━━ Provided records

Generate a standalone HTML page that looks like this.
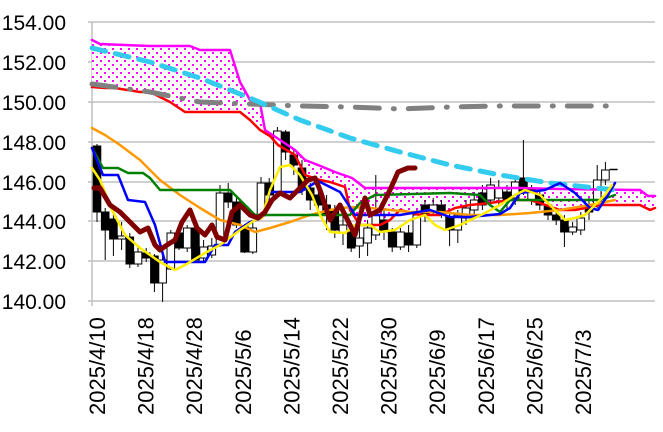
<!DOCTYPE html>
<html><head><meta charset="utf-8"><style>
html,body{margin:0;padding:0;background:#fff;width:663px;height:432px;overflow:hidden}
svg{display:block;font-family:"Liberation Sans",sans-serif}
</style></head><body>
<svg id="s" width="663" height="432" xmlns="http://www.w3.org/2000/svg">
<defs>
<pattern id="dots" width="8" height="8" patternUnits="userSpaceOnUse">
<rect width="8" height="8" fill="#fff"/>
<rect x="0" y="0" width="2" height="2" fill="#ff00ff"/>
<rect x="4" y="4" width="2" height="2" fill="#ff00ff"/>
</pattern>
</defs>
<g id="grid"></g>
<g id="cloud"></g>
<g id="cand"></g>
<g id="lines"></g>
<g id="labels" font-size="21" fill="#000"></g>
</svg>
<script>
var NS="http://www.w3.org/2000/svg";
function el(p,t,a,txt){var e=document.createElementNS(NS,t);for(var k in a)e.setAttribute(k,a[k]);if(txt!==undefined)e.textContent=txt;document.getElementById(p).appendChild(e);return e;}
var ys=[22,62,102,142,182,221,261,301],lb=["154.00","152.00","150.00","148.00","146.00","144.00","142.00","140.00"];
for(var i=0;i<ys.length;i++){el("grid","line",{x1:88,x2:655,y1:ys[i],y2:ys[i],stroke:"#c0c0c0","stroke-width":1.5});el("labels","text",{x:66,y:ys[i]+8,"text-anchor":"end"},lb[i]);}
el("grid","line",{x1:92,x2:92,y1:22,y2:306,stroke:"#c0c0c0","stroke-width":1.5});
var xl=["2025/4/10","2025/4/18","2025/4/28","2025/5/6","2025/5/14","2025/5/22","2025/5/30","2025/6/9","2025/6/17","2025/6/25","2025/7/3"];
for(var i=0;i<xl.length;i++){var x=97+i*48.6+8;el("labels","text",{x:0,y:0,transform:"translate("+x+",415) rotate(-90)","font-size":"22"},xl[i]);}
function P(a){return a.map(function(p){return p[0]+","+p[1]}).join(" ");}
var up=[[92,40],[100,44],[150,46],[190,46],[200,50],[230,50],[240,82],[250,100],[260,103],[265,130],[280,140],[295,150],[305,160],[318,165],[335,172],[352,178],[365,188],[400,188],[460,188],[520,188],[560,189],[640,190],[648,196],[655,196]];
var lo=[[92,87],[105,88],[115,88],[140,92],[150,92],[170,102],[185,112],[240,112],[250,120],[260,130],[270,136],[278,145],[295,155],[305,175],[320,180],[330,182],[345,187],[350,210],[360,225],[380,225],[390,220],[400,210],[420,215],[440,215],[455,208],[470,205],[490,203],[510,200],[530,200],[540,203],[560,210],[575,210],[600,205],[640,205],[650,210],[655,208]];
el("cloud","polygon",{points:P(up)+" "+P(lo.slice().reverse()),fill:"url(#dots)"});
var C=[[146,212,144,222,1],[212,230,208,260,1],[219,239,215,256,1],[236,239,222,250,0],[237,264,233,268,1],[252,264,245,267,0],[253,258,248,262,1],[256,283,254,292,1],[260,283,256,302,0],[233,269,230,270,0],[233,248,230,250,1],[228,248,225,252,0],[228,260,226,262,1],[247,258,240,262,0],[246,255,238,258,0],[193,245,185,247,0],[193,202,183,208,1],[202,225,198,228,1],[227,252,224,253,1],[228,252,220,254,0],[183,216,177,218,0],[183,195,178,200,1],[131,195,127,198,0],[132,152,130,160,1],[155,165,150,175,1],[168,190,160,195,1],[188,200,183,210,1],[195,205,190,215,1],[205,215,195,230,1],[210,230,205,238,1],[225,233,215,245,0],[232,248,228,252,1],[238,246,225,258,0],[228,243,220,256,0],[215,235,175,240,0],[220,232,210,240,1],[232,247,228,252,1],[232,247,228,250,0],[233,245,225,252,1],[215,245,210,248,0],[205,215,200,222,1],[205,212,198,216,0],[205,215,200,218,1],[217,230,212,246,1],[215,230,210,243,0],[208,218,200,225,0],[200,210,192,215,0],[193,205,185,210,1],[185,200,178,203,0],[188,198,180,205,0],[192,200,185,210,1],[182,198,176,205,0],[178,193,140,195,1],[190,200,185,205,0],[195,205,190,210,1],[205,215,200,220,1],[215,220,210,225,1],[220,232,215,247,1],[227,232,222,235,0],[218,230,212,235,0],[205,212,198,220,1],[180,205,165,208,0],[170,180,162,185,0],[169,170,169,170,0]];
for(var i=0;i<C.length;i++){var c=C[i],x=97+i*8.2;
el("cand","line",{x1:x,x2:x,y1:c[2],y2:c[3],stroke:"#000","stroke-width":1});
if(i==C.length-1){el("cand","line",{x1:x-4,x2:x+4,y1:169.5,y2:169.5,stroke:"#000","stroke-width":1.5});continue;}
el("cand","rect",{x:x-3.8,y:c[0],width:7.6,height:Math.max(1,c[1]-c[0]),fill:c[4]?"#000":"#fff",stroke:"#000","stroke-width":1});}
function L(pts,col,w,dash){var a={points:P(pts),fill:"none",stroke:col,"stroke-width":w,"stroke-linejoin":"round","stroke-linecap":"round"};if(dash)a["stroke-dasharray"]=dash;el("lines","polyline",a);}
L(up,"#ff00ff",2.5);
L(lo,"#ff0000",2.5);
L([[92,84],[150,92],[200,102],[250,104],[300,106],[350,107],[400,109],[450,107],[500,106],[550,106],[615,106]],"#808080",5,"24 14 1 14");
L([[92,48],[150,62],[200,78],[250,98],[300,120],[350,138],[400,152],[450,165],[500,175],[550,183],[615,190]],"#33ccee",5,"14 10");
L([[92,128],[105,135],[120,145],[140,160],[160,180],[180,195],[200,208],[220,220],[240,225],[255,232],[270,228],[290,222],[310,215],[330,210],[350,207],[370,208],[390,210],[410,212],[440,212],[470,215],[500,215],[530,213],[560,210],[590,205],[615,200]],"#ff9900",2.5);
L([[92,148],[103,168],[118,168],[128,173],[143,173],[150,178],[160,190],[230,190],[238,198],[255,215],[350,215],[360,203],[375,195],[450,193],[480,195],[490,205],[500,212],[510,200],[600,200],[615,195]],"#008000",2.5);
L([[92,148],[103,175],[118,175],[128,200],[145,202],[155,225],[165,262],[205,262],[215,245],[228,245],[235,232],[250,222],[262,218],[270,192],[300,192],[318,181],[340,192],[355,215],[400,215],[430,210],[450,217],[470,217],[500,214],[510,208],[520,193],[545,190],[560,183],[575,193],[590,208],[598,210],[608,195],[615,183]],"#0000ff",2.5);
L([[92,168],[100,180],[112,210],[125,235],[140,248],[160,262],[175,270],[185,265],[205,253],[220,245],[240,230],[255,220],[262,218],[270,190],[280,167],[290,165],[300,175],[312,195],[320,215],[330,232],[345,233],[355,225],[370,225],[380,232],[395,230],[410,220],[425,215],[435,225],[445,230],[460,225],[485,213],[500,205],[515,195],[525,190],[540,195],[555,210],[565,220],[575,218],[585,215],[595,205],[605,195],[612,185]],"#ffee00",2.5);
L([[94,188],[100,188],[110,205],[120,212],[130,222],[140,232],[148,228],[155,245],[160,250],[167,245],[175,240],[182,222],[190,210],[197,228],[205,235],[212,225],[217,237],[225,240],[232,212],[240,205],[250,215],[258,218],[265,212],[272,200],[280,193],[290,198],[300,188],[308,180],[315,178],[320,190],[330,220],[340,205],[355,235],[365,198],[370,215],[380,210],[390,190],[398,172],[408,168],[415,168]],"#800000",5);
</script>
</body></html>
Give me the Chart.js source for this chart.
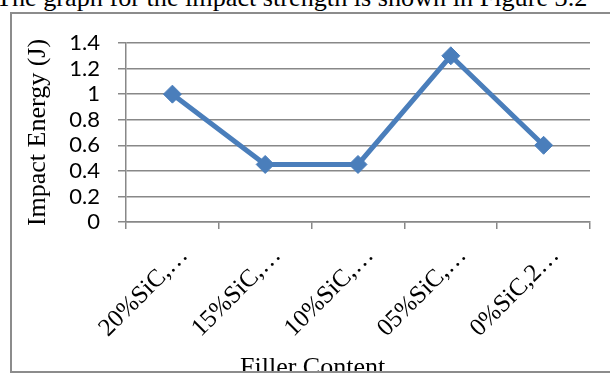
<!DOCTYPE html>
<html>
<head>
<meta charset="utf-8">
<script src="https://cdn.jsdelivr.net/npm/chart.js@4"></script>
<style>
  html, body { margin: 0; padding: 0; background: #fff; }
  body { width: 610px; height: 374px; position: relative; overflow: hidden; }
  #caption {
    position: absolute; left: -4px; top: -15px;
    font: 26.2px/26px "Liberation Serif", "Times New Roman", serif;
    white-space: nowrap; color: #000;
  }
  #frame {
    position: absolute; left: 10px; top: 12px;
    width: 700px; height: 357px;
    border: 2px solid #8c8c8c;
  }
  #plotWrap {
    position: absolute; left: 0; top: 0;
    width: 610px; height: 371px; overflow: hidden;
  }
  #xTitle {
    position: absolute; left: 240px; top: 354px;
    font: 26px/26px "Liberation Serif", "Times New Roman", serif;
    white-space: nowrap; color: #000;
  }
</style>
</head>
<body>
<div id="caption">The graph for the impact strength is shown in Figure 3.2</div>
<div id="frame"></div>
<div id="plotWrap">
  <canvas id="impactChart" width="610" height="371"></canvas>
  <div id="xTitle">Filler Content</div>
</div>
<script>
const categories = ['20%SiC,…', '15%SiC,…', '10%SiC,…', '05%SiC,…', '0%SiC,2…'];
const impactEnergy = [1.0, 0.45, 0.45, 1.3, 0.6];
const yTickValues = [0, 0.2, 0.4, 0.6, 0.8, 1, 1.2, 1.4];

const axisGray = '#888888';
const seriesBlue = '#4a7ebb';

const ctx = document.getElementById('impactChart').getContext('2d');
new Chart(ctx, {
  type: 'line',
  data: {
    labels: categories,
    datasets: [{
      data: impactEnergy,
      borderColor: seriesBlue,
      borderWidth: 5,
      tension: 0,
      pointStyle: 'rectRot',
      pointRadius: 9,
      pointBackgroundColor: seriesBlue,
      pointBorderColor: seriesBlue,
      pointBorderWidth: 1
    }]
  },
  options: {
    responsive: false, animation: false, devicePixelRatio: 1,
    layout: { padding: { left: 12, top: 43, right: 20, bottom: 0 } },
    plugins: { legend: { display: false }, tooltip: { enabled: false } },
    scales: {
      x: {
        type: 'category',
        offset: true,
        grid: { offset: true, drawOnChartArea: false, drawTicks: true, tickLength: 7, color: axisGray, lineWidth: 1.5 },
        border: { color: axisGray, width: 1.5 },
        ticks: {
          minRotation: 45, maxRotation: 45, autoSkip: false,
          padding: 12, labelOffset: 12, color: '#000',
          font: { family: '"Liberation Serif", "Times New Roman", serif', size: 25 }
        },
        afterFit: (scale) => { scale.height = 149; }
      },
      y: {
        min: 0, max: 1.4,
        afterBuildTicks: (scale) => { scale.ticks = yTickValues.map(v => ({ value: v })); },
        grid: { drawTicks: true, tickLength: 8, color: axisGray, lineWidth: 1.5 },
        border: { color: axisGray, width: 1.5 },
        ticks: {
          autoSkip: false, padding: 18, color: '#000',
          font: { family: 'Lato, Calibri, sans-serif', size: 22 },
          callback: (v) => String(v)
        },
        title: {
          display: true, text: 'Impact Energy (J)', color: '#000',
          font: { family: '"Liberation Serif", "Times New Roman", serif', size: 26 },
          padding: { top: 11, bottom: 0 }
        },
        afterFit: (scale) => { scale.width = 114; }
      }
    }
  }
});
</script>
</body>
</html>
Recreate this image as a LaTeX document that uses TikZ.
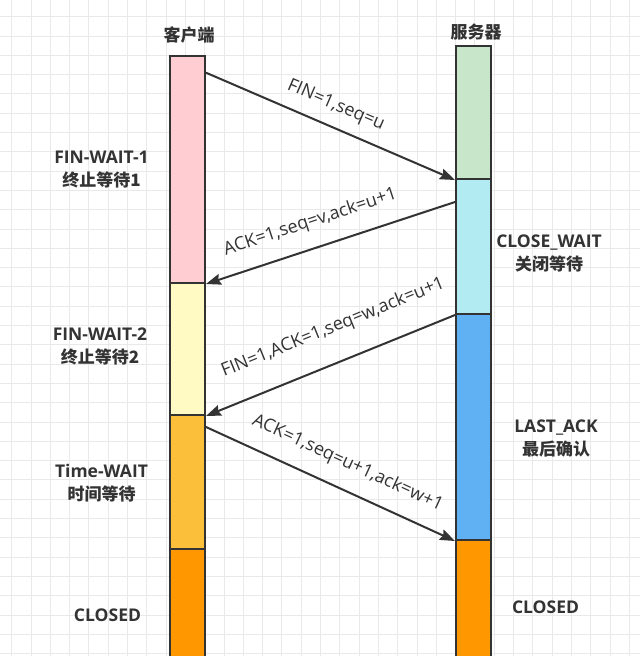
\documentclass[tikz,border=0pt]{standalone}
\usepackage{fontspec}
\setmainfont{Open Sans}
\newfontfamily\cjk{Noto Sans CJK SC}
\usetikzlibrary{arrows.meta,calc}
\definecolor{ink}{HTML}{333333}
\definecolor{gridc}{HTML}{E9E9E9}
\definecolor{cpink}{HTML}{FFCDD2}
\definecolor{cyellow}{HTML}{FFF9C4}
\definecolor{ctime}{HTML}{FBBF3A}
\definecolor{corange}{HTML}{FF9800}
\definecolor{cgreen}{HTML}{C8E6C9}
\definecolor{clblue}{HTML}{B2EBF2}
\definecolor{cblue}{HTML}{60B0F4}
\tikzset{
  seg/.style={draw=ink, line width=2pt, minimum width=35pt, inner sep=0pt, anchor=north west},
  msg/.style={draw=ink, line width=2pt, -{Stealth[length=15pt,width=11pt,inset=2pt]}},
  msglbl/.style={font=\fontsize{18}{21}\selectfont, text=ink, inner sep=0pt, anchor=center},
  state/.style={font=\bfseries\fontsize{17.5}{23}\selectfont, text=ink, align=center, inner sep=0pt},
}
\begin{document}
\begin{tikzpicture}[x=1pt,y=-1pt]
\useasboundingbox (0,0) rectangle (640,656);
\clip (0,0) rectangle (640,656);
\fill[white] (0,0) rectangle (640,656);
\foreach \i in {0,...,33} {
  \draw[gridc, line width=1pt] ({11.7+19.3*\i},0) -- ({11.7+19.3*\i},656);
  \draw[gridc, line width=1pt] (0,{16.7+19.3*\i}) -- (640,{16.7+19.3*\i});
}
% client bar
\node[seg, fill=cpink, minimum height=227pt] (c1) at (169,55) {};
\node[seg, fill=cyellow, minimum height=132pt] (c2) at (169,282) {};
\node[seg, fill=ctime, minimum height=134pt] (c3) at (169,414) {};
\node[seg, fill=corange, minimum height=130pt] (c4) at (169,548) {};
% server bar
\node[seg, fill=cgreen, minimum height=133pt] (s1) at (455,45) {};
\node[seg, fill=clblue, minimum height=135pt] (s2) at (455,178) {};
\node[seg, fill=cblue, minimum height=226pt] (s3) at (455,313) {};
\node[seg, fill=corange, minimum height=130pt] (s4) at (455,539) {};
% headers
\node[state] (hc) at (189,35) {\cjk\fontsize{17}{23}\selectfont 客户端};
\node[state] (hs) at (476,32) {\cjk\fontsize{17}{23}\selectfont 服务器};
% state labels
\node[state] (l1) at (101.5,170) {FIN-WAIT-1\\{\cjk\fontsize{17}{23}\selectfont 终止等待1}};
\node[state] (l2) at (100,346) {FIN-WAIT-2\\{\cjk\fontsize{17}{23}\selectfont 终止等待2}};
\node[state] (l3) at (101.5,483) {Time-WAIT\\{\cjk\fontsize{17}{23}\selectfont 时间等待}};
\node[state] (l4) at (107.5,615) {CLOSED};
\node[state] (r1) at (549,253) {CLOSE\_WAIT\\{\cjk\fontsize{17}{23}\selectfont 关闭等待}};
\node[state] (r2) at (556,438) {LAST\_ACK\\{\cjk\fontsize{17}{23}\selectfont 最后确认}};
\node[state] (r3) at (545.5,607) {CLOSED};
% messages
\draw[msg] ($(c1.north east)+(0,17.7)$) -- (s1.south west)
  node[msglbl, pos=0.488, sloped, yshift=21pt] {FIN=1,seq=u};
\draw[msg] ($(s2.north west)+(0,24)$) -- (c1.south east)
  node[msglbl, pos=0.548, sloped, yshift=26pt] {ACK=1,seq=v,ack=u+1};
\draw[msg] (s2.south west) -- (c2.south east)
  node[msglbl, pos=0.438, sloped, yshift=34pt] {FIN=1,ACK=1,seq=w,ack=u+1};
\draw[msg] ($(c3.north east)+(0,13)$) -- (s3.south west)
  node[msglbl, pos=0.525, sloped, yshift=26pt] {ACK=1,seq=u+1,ack=w+1};
\end{tikzpicture}
\end{document}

━━━━

Quote word for word only the lines above from the one containing "Give me the Chart.js source for this chart." through the one containing "const seriesBlue = '#4a7ebb';". Pictures stay out of your copy.

Give me the Chart.js source for this chart.
<!DOCTYPE html>
<html>
<head>
<meta charset="utf-8">
<script src="https://cdn.jsdelivr.net/npm/chart.js@4"></script>
<style>
  html, body { margin: 0; padding: 0; background: #fff; }
  body { width: 610px; height: 374px; position: relative; overflow: hidden; }
  #caption {
    position: absolute; left: -4px; top: -15px;
    font: 26.2px/26px "Liberation Serif", "Times New Roman", serif;
    white-space: nowrap; color: #000;
  }
  #frame {
    position: absolute; left: 10px; top: 12px;
    width: 700px; height: 357px;
    border: 2px solid #8c8c8c;
  }
  #plotWrap {
    position: absolute; left: 0; top: 0;
    width: 610px; height: 371px; overflow: hidden;
  }
  #xTitle {
    position: absolute; left: 240px; top: 354px;
    font: 26px/26px "Liberation Serif", "Times New Roman", serif;
    white-space: nowrap; color: #000;
  }
</style>
</head>
<body>
<div id="caption">The graph for the impact strength is shown in Figure 3.2</div>
<div id="frame"></div>
<div id="plotWrap">
  <canvas id="impactChart" width="610" height="371"></canvas>
  <div id="xTitle">Filler Content</div>
</div>
<script>
const categories = ['20%SiC,…', '15%SiC,…', '10%SiC,…', '05%SiC,…', '0%SiC,2…'];
const impactEnergy = [1.0, 0.45, 0.45, 1.3, 0.6];
const yTickValues = [0, 0.2, 0.4, 0.6, 0.8, 1, 1.2, 1.4];

const axisGray = '#888888';
const seriesBlue = '#4a7ebb';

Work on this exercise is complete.